Monday, Mar. 14, 1988
Middle East Let the Chess Game Begin
By Michael S. Serrill
Despite his reputation as a plodding and phlegmatic diplomat, Secretary of State George Shultz does not lack for energy. His wanderings over the past two weeks in search of a Middle East peace have taken him to Jerusalem, Amman, Damascus, Cairo and London, where Jordan's King Hussein met with him between bouts of dental surgery. After two days of NATO summitry in Brussels, the Shultz shuttle, with Ronald Reagan's blessing, rumbled back to London before heading to the Middle East again. Said an elated senior diplomat aboard Shultz's plane: "It's the only game in town."

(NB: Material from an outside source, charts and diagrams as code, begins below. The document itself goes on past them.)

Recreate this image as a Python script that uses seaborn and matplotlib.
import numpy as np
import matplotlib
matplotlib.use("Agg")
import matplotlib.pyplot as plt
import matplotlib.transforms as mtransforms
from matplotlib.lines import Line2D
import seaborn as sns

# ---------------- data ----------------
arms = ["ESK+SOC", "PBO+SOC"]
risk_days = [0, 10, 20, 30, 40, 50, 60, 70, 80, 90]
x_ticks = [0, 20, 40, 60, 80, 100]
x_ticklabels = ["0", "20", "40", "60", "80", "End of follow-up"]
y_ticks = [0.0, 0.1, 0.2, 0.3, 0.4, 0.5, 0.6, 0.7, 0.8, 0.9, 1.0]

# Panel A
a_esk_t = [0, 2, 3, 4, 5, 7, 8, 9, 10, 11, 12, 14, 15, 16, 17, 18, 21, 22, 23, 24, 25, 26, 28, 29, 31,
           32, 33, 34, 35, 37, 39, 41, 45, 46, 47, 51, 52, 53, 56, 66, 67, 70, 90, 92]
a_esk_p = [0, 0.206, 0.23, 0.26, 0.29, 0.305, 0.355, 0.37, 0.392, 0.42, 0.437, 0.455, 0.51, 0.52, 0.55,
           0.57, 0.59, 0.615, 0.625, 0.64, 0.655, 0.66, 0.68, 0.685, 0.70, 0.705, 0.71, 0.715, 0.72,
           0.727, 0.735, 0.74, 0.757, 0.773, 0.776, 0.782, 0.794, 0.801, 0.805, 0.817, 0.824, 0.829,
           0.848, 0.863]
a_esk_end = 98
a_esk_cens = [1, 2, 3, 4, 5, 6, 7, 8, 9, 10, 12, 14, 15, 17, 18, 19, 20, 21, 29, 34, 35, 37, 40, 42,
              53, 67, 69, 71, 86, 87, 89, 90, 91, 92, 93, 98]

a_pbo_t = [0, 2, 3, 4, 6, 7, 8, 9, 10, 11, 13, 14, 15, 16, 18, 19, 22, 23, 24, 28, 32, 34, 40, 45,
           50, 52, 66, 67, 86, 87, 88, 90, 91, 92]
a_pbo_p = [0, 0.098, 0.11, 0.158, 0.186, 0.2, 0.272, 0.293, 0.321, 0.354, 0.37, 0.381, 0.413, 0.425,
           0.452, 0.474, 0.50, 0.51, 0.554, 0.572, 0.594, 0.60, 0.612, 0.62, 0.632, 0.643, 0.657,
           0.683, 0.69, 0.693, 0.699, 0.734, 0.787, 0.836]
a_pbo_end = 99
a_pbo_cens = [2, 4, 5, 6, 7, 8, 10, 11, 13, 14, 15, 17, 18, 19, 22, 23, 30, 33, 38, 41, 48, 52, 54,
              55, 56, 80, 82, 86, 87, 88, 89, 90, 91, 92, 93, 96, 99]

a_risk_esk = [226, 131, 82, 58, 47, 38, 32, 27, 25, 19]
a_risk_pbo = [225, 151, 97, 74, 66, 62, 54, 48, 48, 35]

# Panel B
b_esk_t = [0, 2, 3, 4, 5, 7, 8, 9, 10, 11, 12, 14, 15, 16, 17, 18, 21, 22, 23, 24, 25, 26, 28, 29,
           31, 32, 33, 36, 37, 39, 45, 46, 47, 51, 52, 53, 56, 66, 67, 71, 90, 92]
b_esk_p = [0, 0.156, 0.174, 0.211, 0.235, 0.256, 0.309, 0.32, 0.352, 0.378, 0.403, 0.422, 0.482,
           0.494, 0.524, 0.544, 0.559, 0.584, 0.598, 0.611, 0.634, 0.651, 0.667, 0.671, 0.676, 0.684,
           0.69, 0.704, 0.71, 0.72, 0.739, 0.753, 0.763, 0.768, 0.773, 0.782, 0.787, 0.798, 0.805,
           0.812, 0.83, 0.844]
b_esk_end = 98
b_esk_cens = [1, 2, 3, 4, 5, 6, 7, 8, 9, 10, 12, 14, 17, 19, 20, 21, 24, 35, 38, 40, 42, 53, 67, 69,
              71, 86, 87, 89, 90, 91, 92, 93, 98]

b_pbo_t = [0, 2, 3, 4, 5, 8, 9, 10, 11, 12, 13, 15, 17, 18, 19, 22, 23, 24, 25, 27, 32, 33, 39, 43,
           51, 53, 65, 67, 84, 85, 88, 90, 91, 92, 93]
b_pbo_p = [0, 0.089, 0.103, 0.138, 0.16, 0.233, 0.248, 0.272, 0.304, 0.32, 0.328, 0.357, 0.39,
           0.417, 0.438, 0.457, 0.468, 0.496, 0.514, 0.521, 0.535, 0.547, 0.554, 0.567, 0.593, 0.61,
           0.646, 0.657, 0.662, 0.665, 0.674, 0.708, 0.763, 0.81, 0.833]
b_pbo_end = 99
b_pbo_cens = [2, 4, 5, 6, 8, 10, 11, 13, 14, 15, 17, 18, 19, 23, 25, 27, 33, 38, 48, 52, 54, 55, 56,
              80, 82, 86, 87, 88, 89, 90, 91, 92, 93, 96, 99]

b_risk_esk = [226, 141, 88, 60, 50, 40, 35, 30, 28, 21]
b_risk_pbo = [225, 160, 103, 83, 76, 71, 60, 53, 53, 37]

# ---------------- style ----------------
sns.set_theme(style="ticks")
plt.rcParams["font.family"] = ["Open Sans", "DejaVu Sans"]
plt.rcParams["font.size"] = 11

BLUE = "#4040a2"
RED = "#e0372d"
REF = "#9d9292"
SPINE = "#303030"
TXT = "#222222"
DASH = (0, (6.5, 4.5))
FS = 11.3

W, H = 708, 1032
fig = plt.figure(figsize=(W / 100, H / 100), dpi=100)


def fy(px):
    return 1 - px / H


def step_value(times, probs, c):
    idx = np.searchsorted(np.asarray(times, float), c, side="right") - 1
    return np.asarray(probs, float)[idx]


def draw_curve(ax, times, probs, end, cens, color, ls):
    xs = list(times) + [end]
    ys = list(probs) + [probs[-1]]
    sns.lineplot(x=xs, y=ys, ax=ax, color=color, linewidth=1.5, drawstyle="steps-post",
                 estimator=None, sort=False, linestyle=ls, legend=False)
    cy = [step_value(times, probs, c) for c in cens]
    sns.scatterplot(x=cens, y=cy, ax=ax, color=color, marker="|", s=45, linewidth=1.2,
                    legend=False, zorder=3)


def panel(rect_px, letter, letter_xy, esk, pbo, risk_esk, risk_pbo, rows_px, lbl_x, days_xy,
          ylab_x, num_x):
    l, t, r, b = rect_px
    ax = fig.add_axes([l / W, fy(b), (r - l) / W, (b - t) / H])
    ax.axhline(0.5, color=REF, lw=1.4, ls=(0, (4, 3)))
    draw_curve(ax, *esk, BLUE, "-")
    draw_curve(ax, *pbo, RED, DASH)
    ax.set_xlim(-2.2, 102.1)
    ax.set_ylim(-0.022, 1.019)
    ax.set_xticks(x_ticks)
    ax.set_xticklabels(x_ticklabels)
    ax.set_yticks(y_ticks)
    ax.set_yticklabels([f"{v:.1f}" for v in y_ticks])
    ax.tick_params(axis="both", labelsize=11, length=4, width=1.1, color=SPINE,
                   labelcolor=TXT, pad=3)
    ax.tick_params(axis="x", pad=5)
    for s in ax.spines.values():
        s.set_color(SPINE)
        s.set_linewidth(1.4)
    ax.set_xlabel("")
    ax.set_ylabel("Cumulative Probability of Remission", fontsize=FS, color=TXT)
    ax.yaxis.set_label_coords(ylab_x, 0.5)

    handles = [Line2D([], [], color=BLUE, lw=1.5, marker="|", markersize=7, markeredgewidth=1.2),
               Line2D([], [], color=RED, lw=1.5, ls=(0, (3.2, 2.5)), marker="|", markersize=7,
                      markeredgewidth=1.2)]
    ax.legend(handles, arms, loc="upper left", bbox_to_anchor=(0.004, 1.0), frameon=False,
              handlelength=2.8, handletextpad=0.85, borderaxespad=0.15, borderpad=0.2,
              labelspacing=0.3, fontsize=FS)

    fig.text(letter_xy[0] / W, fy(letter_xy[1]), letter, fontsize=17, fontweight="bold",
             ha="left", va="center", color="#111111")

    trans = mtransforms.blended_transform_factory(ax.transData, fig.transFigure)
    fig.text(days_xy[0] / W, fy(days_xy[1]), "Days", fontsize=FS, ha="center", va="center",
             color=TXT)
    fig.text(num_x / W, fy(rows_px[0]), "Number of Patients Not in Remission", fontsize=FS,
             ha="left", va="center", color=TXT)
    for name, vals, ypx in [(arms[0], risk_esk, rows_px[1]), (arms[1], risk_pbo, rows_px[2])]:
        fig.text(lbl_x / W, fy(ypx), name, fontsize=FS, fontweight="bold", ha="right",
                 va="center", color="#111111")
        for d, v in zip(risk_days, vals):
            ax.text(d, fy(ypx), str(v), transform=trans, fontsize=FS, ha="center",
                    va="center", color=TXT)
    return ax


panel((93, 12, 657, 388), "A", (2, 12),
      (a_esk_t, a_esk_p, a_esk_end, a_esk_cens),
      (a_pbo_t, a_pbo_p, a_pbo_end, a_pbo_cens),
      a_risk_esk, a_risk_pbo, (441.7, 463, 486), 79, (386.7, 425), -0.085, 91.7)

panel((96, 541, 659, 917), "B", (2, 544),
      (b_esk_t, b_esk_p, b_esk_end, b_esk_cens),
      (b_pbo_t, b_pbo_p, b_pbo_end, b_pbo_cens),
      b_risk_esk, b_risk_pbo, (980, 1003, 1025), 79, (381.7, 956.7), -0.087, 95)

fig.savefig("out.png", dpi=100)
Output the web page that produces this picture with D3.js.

The game, however, is as complex as a grand-master chess tournament, and by the end of the trip Shultz had made his boldest move yet: offering the players the first U.S.-sponsored peace plan since 1982. He presented a proposal that calls for final talks, to begin by year's end, on a permanent solution to the Palestinian question. While many predicted Shultz's scheme would quickly be checkmated, the Secretary said, "There is a readiness to work to change things that should be taken advantage of by everybody. The moment can be lost."
Shultz's blueprint has three parts: an international "event" in April to inaugurate the peace process; talks between Israel and a Jordanian-Palestinian delegation beginning in May to arrange for elections and a degree of self-rule in the occupied West Bank and Gaza Strip; negotiations starting in December for final disposition of all occupied territories, including the Golan Heights and East Jerusalem, which Israel has annexed. Shultz, who presented the plan to Israel, Jordan, Egypt and Syria, wants at least a positive sign of interest from all four countries by next week, when Prime Minister Yitzhak Shamir is scheduled to visit Washington.
A unanimous "yes," however, is highly unlikely. In more than nine hours of talks with Shultz, Shamir stubbornly stuck to his position that he will never exchange territory for peace. But with some reluctance the Prime Minister did agree to an international conference, provided that it is purely ceremonial, a condition the Arabs may find difficult to accept. The Arabs, in the meantime, were creating their own complications. The angry Palestinians who have led the uprising in the occupied territories have not only heeded the Palestine Liberation Organization and refused to meet with Shultz, but also now balk at being made part of a joint Jordanian-Palestinian delegation, a formula that dates back to 1985.
Meanwhile, blood continued to be spilled in the West Bank and Gaza Strip, where at least six more Palestinian deaths were reported. Though the violence is three months old, Israeli TV viewers were shocked last week when the state- owned station ran footage of four soldiers savagely beating two bound Palestinians. The segment, filmed by a CBS crew and shown on U.S. television two weeks ago, was heavily edited, but the clips were still more graphic than Israelis are accustomed to seeing.
Faced with the flood of negative publicity, the Cabinet was seriously considering a simplistic solution last week: ban the press from the occupied territories. In fact, when violence erupted after the noontime Muslim prayers Friday, authorities did close parts of the West Bank to reporters.